Morreale — Carson Lambos, D, Winnipeg (WHL): Lambos (6-1, 197) is a two-way defenseman who has showcased good patience in the defensive zone and in transition. He played two games in the Western Hockey League before sustaining a lower-body injury. The 18-year-old scored 11 points (two goals, nine assists) in 13 games on loan with JYP in Finland’s junior league.
12. Calgary Flames
Kimelman — Cole Sillinger, F, Sioux Falls (USHL): The Flames can continue to stockpile talented young forward prospects with Sillinger (6-0, 197), who led Sioux Falls with 46 points (24 goals, 22 assists) in 31 games. He’s a strong skater capable of controlling the pace of the game with the puck on his stick and has good bloodlines. His father, Mike Sillinger, played 1,049 NHL games.
Morreale — Matthew Coronato, RW, Chicago (USHL): The forward was second in the USHL with 85 points in 51 games and led the league with 19 power-play goals and eight game-winning goals.
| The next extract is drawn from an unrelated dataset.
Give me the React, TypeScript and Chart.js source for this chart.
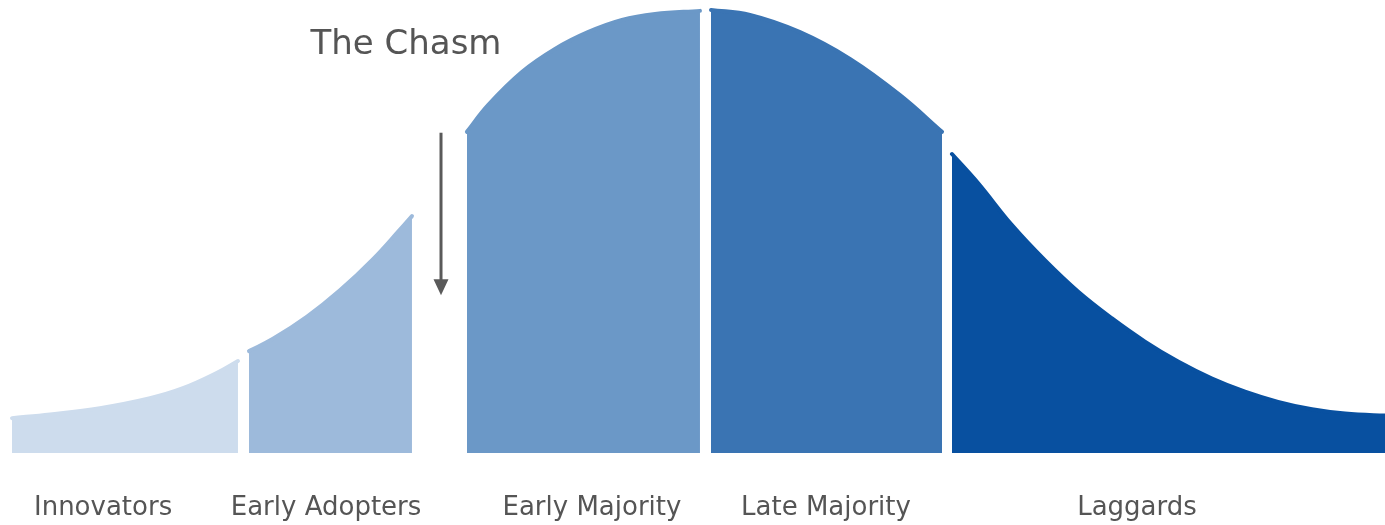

He’ll continue his development at Harvard next season.
13. Philadelphia Flyers
Kimelman — Mason McTavish, C, Peterborough (OHL): The forward was one of the more impressive players at the U-18s, after a solid tenure in the Swiss League. McTavish blends a skilled game with feistiness. He showed strength in battles along the boards and a willingness to stand his ground in front of the opposition net.
Morreale — Cole Sillinger, F, Sioux Falls (USHL): He is a skilled offensive player with a great release on his shot, a high hockey IQ and excellent vision and playmaking ability.
14. Dallas Stars
Kimelman — Corson Ceulemans, D, Brooks (AJHL): The big (6-2, 198) right-shot defenseman is an outstanding skater who can lead the rush and use his speed to create chances in transition and the offensive zone. He also knows how to use his mobility and long reach to keep opposing forwards to the outside. With John Klingberg and Miro Heiskanen already established NHL defensemen and top prospect Thomas Harley close to NHL ready, Ceulemans would give the Stars more top-end depth at a key position.
Morreale — Nikita Chibrikov, RW, St. Petersburg (RUS): The 18-year-old forward (5-10, 170) is a playmaker with great speed and strong edges, capable of handling the puck and strong on the backcheck. Chibrikov scored two points (one goal, one assist) in 16 games in the Kontinental Hockey League and led 2021 draft-eligible players at the U-18s with 13 points (four goals, nine assists) for second-place Russia.
15. New York Rangers
Kimelman — Brennan Othmann, LW, Flint (OHL): Othman (6-0, 175) is a strong forechecker because of his speed and willingness to play physical and has a quick release on a strong shot. The Rangers have several talented young forwards, including Alexis Lafreniere, Kaapo Kakko and Vitali Kravtsov. Othmann would bring a different element that could give them more open ice to work with.
Morreale — Othmann: A two-way difference-maker with very good puck skills and the ability to make himself available in dangerous scoring areas. He scored 16 points (seven goals, nine assists) in 34 games on loan with EHC Olten in the Swiss League and six points (three goals, three assists) in seven games to help Canada win the U-18 World Championship. He scored one goal and had seven shots on goal in a 5-3 win against Russia in the championship game.